#### Your goal:
Quote, with no changes, the lines that run from the top of the material to the line with "660, 680, 700];", both included.
>> BEGIN
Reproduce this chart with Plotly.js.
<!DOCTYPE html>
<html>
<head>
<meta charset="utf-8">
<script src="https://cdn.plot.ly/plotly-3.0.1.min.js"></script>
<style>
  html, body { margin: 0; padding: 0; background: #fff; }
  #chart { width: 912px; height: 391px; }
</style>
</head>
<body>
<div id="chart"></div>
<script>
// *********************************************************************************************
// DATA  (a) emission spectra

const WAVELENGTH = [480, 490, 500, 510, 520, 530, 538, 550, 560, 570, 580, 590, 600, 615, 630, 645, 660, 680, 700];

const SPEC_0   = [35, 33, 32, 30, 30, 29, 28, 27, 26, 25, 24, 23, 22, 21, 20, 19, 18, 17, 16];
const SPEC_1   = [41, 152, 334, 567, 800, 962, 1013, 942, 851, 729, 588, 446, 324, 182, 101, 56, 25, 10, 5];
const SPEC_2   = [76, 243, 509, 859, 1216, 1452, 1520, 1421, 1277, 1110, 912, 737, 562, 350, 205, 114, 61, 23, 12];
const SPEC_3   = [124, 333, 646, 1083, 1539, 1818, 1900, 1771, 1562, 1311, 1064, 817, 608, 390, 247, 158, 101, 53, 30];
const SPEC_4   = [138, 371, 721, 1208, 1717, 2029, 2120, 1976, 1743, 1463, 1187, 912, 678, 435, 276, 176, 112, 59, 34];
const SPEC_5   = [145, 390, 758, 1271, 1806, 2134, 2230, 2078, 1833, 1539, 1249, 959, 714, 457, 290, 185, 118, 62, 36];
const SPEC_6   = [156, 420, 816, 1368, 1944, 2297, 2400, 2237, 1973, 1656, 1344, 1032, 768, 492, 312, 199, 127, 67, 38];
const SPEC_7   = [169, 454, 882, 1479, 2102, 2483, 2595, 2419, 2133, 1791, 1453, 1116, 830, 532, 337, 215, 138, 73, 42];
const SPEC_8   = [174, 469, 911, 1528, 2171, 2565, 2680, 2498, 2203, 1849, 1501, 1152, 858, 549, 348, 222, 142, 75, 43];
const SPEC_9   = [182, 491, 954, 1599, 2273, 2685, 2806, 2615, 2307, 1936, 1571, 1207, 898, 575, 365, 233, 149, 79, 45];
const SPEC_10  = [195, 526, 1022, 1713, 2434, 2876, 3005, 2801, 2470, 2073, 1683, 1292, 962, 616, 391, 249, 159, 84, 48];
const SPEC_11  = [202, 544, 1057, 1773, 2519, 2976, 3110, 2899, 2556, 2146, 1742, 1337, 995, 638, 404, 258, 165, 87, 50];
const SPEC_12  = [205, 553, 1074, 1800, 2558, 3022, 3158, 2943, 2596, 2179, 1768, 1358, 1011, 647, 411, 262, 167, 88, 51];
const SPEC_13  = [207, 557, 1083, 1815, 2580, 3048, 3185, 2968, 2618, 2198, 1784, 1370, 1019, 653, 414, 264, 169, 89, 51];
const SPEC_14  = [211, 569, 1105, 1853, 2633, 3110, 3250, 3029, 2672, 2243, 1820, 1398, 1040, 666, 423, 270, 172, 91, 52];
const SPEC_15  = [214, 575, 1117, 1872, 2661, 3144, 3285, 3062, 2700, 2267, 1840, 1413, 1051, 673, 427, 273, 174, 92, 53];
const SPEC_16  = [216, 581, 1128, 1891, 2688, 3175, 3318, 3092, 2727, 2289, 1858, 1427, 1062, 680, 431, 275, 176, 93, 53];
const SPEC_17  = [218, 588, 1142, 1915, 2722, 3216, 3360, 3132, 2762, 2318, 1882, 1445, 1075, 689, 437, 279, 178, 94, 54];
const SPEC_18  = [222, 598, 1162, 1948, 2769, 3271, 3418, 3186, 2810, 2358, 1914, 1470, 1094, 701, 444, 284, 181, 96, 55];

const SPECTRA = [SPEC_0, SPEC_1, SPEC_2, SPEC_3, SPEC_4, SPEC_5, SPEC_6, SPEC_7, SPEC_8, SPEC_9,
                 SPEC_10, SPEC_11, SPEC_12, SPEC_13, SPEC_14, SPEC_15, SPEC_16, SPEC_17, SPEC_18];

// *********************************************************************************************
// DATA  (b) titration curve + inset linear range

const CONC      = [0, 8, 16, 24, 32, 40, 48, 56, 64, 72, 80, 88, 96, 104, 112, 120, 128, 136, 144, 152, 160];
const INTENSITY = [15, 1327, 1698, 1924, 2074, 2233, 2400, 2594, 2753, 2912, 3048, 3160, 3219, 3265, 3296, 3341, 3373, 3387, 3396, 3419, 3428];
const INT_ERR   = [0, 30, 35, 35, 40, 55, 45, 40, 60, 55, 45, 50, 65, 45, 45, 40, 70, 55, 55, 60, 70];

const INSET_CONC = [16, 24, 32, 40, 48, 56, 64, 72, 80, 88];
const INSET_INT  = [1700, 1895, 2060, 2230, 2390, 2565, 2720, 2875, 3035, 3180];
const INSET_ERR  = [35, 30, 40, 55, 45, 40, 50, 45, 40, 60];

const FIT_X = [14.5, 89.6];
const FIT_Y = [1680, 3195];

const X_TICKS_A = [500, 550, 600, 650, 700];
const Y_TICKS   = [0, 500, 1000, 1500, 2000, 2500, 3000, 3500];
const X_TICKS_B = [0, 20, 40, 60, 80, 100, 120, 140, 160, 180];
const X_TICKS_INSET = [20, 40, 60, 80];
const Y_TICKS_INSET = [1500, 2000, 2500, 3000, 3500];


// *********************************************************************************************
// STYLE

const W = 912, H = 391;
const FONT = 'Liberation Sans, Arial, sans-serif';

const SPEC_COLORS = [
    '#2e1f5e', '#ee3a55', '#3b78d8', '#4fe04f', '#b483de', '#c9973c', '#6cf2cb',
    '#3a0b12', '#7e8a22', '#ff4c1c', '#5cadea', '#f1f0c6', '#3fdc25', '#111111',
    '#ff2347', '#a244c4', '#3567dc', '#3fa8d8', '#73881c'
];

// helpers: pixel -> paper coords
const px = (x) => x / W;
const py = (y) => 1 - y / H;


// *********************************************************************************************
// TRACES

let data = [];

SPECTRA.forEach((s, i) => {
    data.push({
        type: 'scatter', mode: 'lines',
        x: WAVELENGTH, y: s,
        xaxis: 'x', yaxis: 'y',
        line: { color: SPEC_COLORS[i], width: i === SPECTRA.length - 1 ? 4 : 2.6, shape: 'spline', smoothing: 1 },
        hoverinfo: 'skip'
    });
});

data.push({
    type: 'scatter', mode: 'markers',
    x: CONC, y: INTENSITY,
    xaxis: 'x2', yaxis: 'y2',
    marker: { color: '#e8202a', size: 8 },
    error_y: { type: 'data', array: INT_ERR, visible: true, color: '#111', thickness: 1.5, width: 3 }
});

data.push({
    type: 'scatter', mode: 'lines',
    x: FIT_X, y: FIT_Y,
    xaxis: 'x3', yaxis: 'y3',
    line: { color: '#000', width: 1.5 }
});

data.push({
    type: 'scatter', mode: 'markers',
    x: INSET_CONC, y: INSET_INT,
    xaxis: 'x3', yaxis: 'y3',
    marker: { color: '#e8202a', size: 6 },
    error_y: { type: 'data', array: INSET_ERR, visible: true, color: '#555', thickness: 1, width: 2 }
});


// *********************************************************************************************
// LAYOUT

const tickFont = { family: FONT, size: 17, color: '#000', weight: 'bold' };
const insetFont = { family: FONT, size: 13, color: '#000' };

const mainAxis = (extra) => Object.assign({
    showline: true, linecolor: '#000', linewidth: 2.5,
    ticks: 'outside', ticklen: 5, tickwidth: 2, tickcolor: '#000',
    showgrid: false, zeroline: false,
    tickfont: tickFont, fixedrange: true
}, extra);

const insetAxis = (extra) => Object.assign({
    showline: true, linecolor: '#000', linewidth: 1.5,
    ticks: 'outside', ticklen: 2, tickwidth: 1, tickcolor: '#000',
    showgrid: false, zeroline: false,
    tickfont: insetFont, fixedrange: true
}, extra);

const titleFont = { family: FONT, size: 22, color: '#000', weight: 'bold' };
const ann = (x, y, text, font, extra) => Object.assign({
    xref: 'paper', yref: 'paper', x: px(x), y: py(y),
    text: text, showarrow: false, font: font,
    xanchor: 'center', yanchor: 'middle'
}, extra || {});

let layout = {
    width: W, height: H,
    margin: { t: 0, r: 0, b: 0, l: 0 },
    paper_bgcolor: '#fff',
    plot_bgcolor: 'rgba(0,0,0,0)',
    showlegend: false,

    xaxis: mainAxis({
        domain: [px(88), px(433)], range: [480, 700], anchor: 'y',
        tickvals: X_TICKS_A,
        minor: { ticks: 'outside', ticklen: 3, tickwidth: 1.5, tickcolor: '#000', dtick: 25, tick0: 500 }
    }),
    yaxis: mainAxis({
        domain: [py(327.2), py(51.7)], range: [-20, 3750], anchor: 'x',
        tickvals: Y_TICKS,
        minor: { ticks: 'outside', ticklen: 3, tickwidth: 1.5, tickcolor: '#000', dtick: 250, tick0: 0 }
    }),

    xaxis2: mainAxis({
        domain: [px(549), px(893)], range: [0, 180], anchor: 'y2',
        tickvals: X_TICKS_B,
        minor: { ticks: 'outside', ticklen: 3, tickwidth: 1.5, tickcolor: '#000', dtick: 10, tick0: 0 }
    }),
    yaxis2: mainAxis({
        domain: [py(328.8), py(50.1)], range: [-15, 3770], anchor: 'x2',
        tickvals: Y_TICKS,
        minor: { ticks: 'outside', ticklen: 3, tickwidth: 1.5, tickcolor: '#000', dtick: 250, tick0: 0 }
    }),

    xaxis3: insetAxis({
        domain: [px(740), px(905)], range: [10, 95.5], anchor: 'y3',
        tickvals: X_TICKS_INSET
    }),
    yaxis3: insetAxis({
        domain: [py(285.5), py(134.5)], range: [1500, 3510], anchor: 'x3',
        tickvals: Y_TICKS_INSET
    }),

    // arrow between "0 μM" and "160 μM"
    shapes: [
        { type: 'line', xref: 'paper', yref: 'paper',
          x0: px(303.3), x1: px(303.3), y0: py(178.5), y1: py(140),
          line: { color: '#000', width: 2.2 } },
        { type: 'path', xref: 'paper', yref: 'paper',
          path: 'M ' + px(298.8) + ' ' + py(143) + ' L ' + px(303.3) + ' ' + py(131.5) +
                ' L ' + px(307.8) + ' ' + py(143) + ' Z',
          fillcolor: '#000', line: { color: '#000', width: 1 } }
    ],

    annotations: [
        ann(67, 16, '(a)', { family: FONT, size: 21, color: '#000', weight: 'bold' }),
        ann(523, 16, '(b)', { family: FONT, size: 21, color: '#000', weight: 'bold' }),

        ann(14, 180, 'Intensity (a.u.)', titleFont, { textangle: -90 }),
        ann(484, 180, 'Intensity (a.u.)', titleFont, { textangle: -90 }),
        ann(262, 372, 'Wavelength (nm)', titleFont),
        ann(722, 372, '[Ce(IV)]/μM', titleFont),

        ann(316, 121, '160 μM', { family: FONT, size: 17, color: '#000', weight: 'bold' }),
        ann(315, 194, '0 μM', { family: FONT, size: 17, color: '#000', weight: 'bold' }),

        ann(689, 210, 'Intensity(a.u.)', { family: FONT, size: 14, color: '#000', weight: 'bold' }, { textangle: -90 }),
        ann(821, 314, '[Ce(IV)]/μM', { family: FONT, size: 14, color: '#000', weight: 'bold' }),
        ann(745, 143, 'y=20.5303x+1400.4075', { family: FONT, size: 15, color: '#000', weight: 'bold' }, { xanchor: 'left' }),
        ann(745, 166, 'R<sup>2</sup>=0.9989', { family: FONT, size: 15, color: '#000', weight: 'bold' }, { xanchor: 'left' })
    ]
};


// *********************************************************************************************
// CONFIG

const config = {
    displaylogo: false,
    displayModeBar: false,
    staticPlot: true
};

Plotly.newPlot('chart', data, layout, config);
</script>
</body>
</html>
>> END
#### Answer:
Reproduce this chart with Plotly.js.
<!DOCTYPE html>
<html>
<head>
<meta charset="utf-8">
<script src="https://cdn.plot.ly/plotly-3.0.1.min.js"></script>
<style>
  html, body { margin: 0; padding: 0; background: #fff; }
  #chart { width: 912px; height: 391px; }
</style>
</head>
<body>
<div id="chart"></div>
<script>
// *********************************************************************************************
// DATA  (a) emission spectra

const WAVELENGTH = [480, 490, 500, 510, 520, 530, 538, 550, 560, 570, 580, 590, 600, 615, 630, 645, 660, 680, 700];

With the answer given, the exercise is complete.